Show every line where "that" occurs.

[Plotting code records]
^^^^^^^^
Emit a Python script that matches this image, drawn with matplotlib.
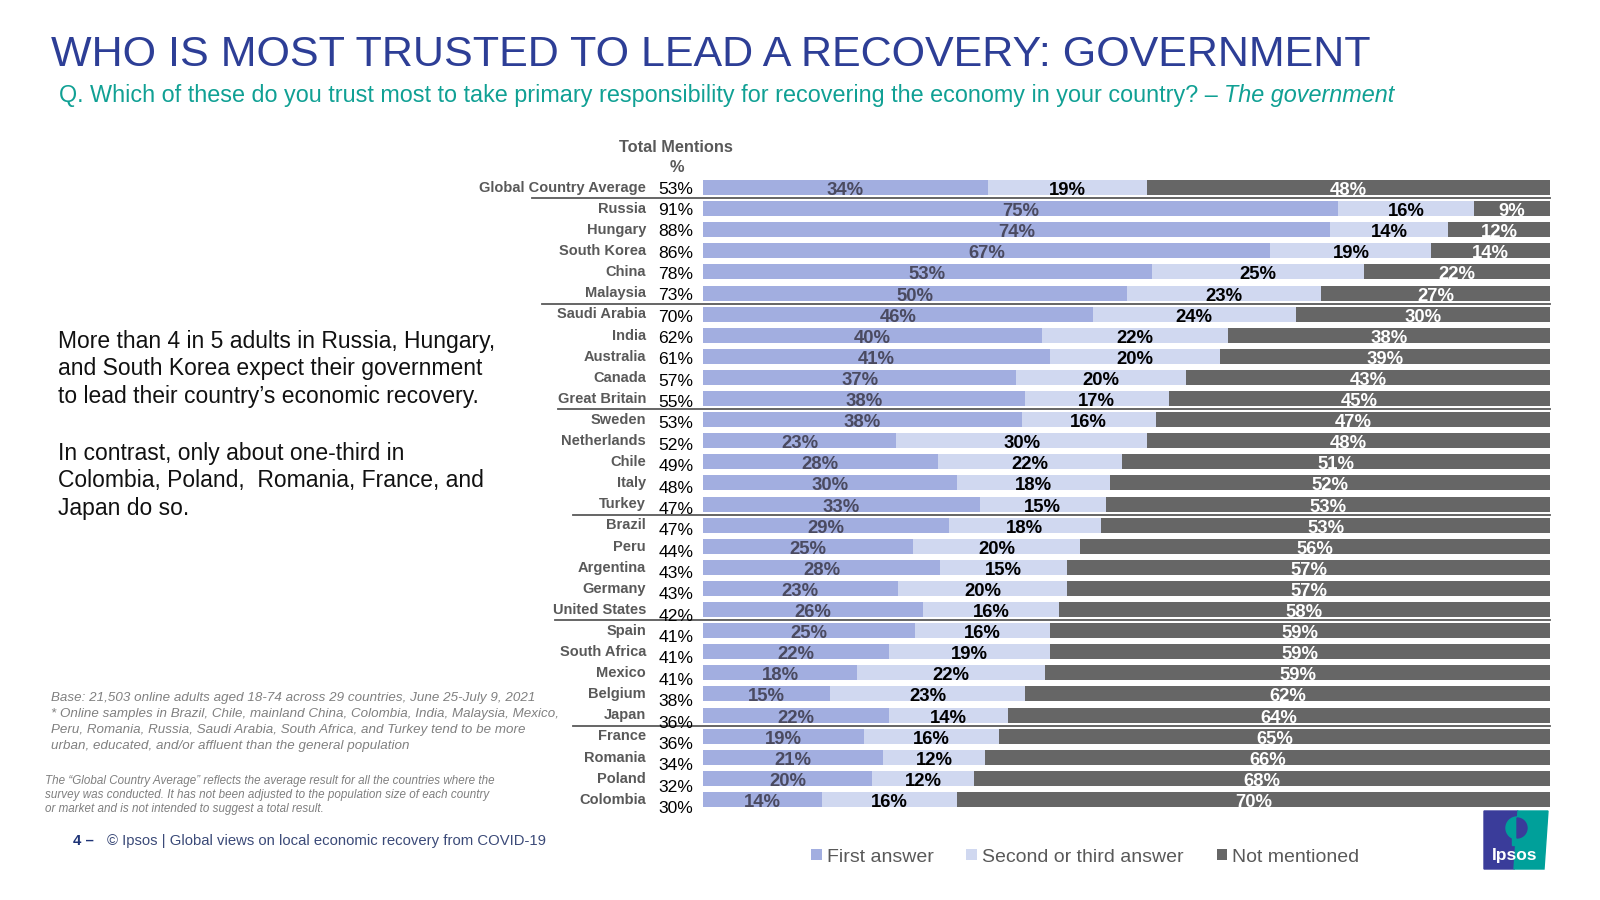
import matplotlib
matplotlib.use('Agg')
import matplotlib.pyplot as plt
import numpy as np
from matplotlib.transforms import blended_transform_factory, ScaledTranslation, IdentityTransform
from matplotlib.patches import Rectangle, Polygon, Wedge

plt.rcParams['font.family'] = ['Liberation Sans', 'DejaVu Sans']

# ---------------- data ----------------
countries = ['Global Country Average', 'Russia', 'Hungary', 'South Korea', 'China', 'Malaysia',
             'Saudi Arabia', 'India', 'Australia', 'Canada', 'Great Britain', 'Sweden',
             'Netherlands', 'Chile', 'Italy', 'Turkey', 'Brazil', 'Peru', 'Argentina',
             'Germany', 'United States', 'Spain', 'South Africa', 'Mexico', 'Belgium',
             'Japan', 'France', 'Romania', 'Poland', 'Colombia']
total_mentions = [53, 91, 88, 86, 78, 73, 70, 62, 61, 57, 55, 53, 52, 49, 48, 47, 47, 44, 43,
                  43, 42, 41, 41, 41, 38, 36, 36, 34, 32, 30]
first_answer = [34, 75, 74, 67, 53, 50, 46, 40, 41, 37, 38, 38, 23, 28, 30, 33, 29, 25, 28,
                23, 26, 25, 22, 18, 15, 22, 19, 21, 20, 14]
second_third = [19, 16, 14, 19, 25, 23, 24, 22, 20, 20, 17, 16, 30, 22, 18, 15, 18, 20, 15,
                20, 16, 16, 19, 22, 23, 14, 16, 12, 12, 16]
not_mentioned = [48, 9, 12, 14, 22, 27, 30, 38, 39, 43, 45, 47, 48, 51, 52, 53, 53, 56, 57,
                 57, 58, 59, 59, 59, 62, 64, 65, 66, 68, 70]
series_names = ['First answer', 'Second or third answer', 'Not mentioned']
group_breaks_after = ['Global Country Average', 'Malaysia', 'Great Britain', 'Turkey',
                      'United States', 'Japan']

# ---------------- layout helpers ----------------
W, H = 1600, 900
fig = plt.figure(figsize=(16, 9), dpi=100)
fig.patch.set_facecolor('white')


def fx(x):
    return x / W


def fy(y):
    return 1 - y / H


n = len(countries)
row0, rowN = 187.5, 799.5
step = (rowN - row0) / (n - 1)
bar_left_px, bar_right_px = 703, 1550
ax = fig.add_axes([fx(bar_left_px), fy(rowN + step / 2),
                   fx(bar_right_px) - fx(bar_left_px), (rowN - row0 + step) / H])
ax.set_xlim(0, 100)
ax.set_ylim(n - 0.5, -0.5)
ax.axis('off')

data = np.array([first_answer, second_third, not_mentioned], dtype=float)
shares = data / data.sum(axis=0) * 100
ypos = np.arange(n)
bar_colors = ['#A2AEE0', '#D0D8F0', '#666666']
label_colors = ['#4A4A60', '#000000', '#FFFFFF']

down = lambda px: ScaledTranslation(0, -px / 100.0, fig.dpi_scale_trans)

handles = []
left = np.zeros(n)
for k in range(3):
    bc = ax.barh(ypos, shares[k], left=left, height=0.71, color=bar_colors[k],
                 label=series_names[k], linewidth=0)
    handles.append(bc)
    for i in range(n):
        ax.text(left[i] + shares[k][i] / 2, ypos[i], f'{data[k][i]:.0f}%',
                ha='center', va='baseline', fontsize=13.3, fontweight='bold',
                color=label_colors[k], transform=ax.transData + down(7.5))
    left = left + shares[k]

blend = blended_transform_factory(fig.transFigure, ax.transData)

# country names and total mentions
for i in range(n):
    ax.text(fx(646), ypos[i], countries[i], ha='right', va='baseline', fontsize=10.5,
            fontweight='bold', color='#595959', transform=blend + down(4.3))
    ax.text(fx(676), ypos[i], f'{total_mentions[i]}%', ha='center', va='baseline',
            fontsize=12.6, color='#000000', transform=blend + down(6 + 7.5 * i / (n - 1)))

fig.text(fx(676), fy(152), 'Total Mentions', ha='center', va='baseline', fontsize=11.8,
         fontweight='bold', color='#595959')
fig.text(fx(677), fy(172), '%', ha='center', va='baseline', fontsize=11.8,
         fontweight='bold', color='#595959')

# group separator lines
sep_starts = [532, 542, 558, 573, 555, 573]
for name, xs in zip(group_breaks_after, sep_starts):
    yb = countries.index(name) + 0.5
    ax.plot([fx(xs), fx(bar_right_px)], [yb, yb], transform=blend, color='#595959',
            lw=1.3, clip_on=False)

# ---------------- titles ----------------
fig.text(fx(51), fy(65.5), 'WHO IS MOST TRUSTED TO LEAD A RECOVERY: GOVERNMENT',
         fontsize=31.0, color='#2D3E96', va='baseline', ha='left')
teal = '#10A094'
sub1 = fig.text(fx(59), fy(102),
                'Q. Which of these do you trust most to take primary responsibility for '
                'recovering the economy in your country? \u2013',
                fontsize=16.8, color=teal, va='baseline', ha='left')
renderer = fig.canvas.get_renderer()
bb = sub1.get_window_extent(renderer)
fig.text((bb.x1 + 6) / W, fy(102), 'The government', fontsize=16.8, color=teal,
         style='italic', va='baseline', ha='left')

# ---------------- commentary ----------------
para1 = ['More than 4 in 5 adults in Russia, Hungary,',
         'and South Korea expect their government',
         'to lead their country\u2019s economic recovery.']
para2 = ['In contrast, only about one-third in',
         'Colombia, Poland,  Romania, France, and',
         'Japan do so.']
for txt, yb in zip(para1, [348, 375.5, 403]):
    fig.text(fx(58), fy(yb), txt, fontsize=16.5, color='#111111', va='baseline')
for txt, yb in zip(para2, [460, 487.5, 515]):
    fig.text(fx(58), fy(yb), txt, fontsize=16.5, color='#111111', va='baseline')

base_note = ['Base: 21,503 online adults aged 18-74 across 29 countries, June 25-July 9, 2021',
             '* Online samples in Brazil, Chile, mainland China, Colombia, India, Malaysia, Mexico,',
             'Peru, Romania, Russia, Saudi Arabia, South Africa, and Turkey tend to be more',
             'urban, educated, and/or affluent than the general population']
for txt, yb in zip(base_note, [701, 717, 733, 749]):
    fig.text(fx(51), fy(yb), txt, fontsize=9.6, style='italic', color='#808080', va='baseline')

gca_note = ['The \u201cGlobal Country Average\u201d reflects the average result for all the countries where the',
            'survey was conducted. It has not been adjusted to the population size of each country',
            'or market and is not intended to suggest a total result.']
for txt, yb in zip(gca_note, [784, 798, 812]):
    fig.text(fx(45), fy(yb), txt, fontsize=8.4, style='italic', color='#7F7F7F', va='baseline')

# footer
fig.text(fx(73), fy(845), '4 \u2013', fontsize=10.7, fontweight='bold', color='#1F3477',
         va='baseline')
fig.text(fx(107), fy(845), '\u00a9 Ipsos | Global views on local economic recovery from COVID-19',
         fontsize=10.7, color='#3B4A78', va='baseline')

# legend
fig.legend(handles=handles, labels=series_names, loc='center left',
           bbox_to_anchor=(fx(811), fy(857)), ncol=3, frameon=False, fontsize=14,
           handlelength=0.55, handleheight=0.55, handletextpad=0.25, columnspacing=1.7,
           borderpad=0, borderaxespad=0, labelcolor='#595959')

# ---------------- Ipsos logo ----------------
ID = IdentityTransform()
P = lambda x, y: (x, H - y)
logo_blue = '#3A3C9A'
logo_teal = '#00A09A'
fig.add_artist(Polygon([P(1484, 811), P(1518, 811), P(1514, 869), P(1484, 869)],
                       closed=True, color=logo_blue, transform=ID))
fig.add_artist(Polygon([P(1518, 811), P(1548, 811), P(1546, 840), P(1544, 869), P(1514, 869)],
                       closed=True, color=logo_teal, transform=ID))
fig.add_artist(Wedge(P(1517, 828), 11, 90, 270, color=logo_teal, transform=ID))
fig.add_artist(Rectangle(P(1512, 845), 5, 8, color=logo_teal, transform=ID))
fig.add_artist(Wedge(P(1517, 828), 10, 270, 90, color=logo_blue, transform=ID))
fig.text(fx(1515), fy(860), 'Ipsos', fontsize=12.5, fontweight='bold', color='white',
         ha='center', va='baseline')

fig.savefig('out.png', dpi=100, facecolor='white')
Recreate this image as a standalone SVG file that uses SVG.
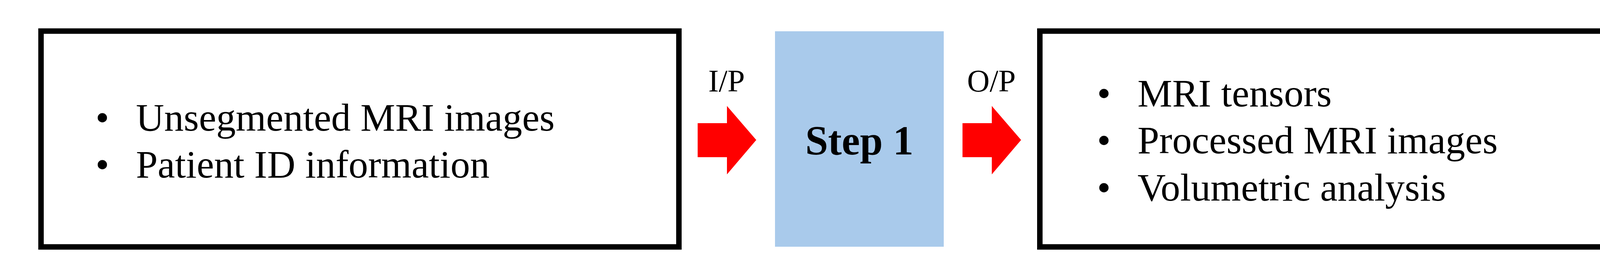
^^^^^^^^
## Task solution
Emit a Python script that matches this image, drawn with matplotlib.
Recreate this image as a standalone SVG file that uses SVG.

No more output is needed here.